■ Exercise goal ■
Extract every line that contains the word "Clone".

■ Task data ■

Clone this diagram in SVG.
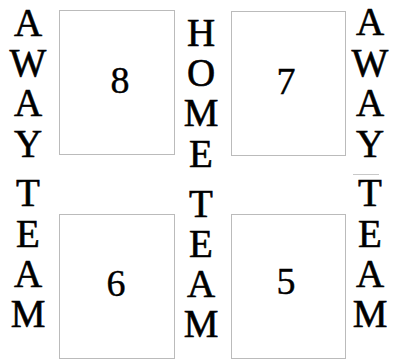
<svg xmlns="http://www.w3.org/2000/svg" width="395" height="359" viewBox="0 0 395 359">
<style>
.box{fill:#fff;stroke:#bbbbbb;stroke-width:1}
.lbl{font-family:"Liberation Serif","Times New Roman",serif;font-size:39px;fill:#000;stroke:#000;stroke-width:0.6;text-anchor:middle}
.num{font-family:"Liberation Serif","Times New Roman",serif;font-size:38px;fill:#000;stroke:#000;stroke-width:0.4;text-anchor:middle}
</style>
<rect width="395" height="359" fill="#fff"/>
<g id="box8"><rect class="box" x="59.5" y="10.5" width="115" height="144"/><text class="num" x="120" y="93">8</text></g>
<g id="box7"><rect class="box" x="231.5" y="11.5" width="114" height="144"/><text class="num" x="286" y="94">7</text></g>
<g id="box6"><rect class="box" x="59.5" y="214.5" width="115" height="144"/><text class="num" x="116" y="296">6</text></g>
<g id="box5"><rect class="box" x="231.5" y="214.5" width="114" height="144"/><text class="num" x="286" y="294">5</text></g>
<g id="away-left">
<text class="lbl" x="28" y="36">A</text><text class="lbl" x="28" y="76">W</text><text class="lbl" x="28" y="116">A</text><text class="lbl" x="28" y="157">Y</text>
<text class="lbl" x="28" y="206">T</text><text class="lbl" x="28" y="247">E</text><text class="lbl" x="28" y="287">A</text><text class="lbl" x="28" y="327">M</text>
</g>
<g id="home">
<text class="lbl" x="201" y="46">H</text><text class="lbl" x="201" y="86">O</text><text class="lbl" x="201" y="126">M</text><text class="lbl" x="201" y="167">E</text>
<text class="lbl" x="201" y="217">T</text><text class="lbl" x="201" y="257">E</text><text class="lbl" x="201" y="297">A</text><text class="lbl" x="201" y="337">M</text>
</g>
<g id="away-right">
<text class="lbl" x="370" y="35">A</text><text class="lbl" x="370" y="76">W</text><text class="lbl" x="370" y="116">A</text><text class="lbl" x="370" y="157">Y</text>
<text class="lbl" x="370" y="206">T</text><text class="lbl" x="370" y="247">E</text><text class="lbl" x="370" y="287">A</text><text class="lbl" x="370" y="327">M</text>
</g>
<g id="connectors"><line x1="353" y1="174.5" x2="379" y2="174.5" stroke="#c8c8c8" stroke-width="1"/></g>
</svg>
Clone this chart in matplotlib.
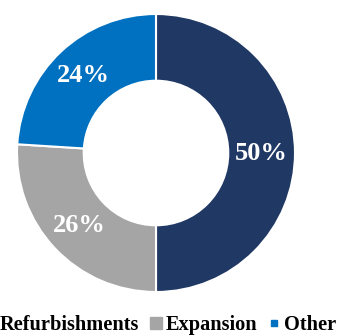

■ Complete response ■
Clone this diagram in SVG.
Clone this chart in matplotlib.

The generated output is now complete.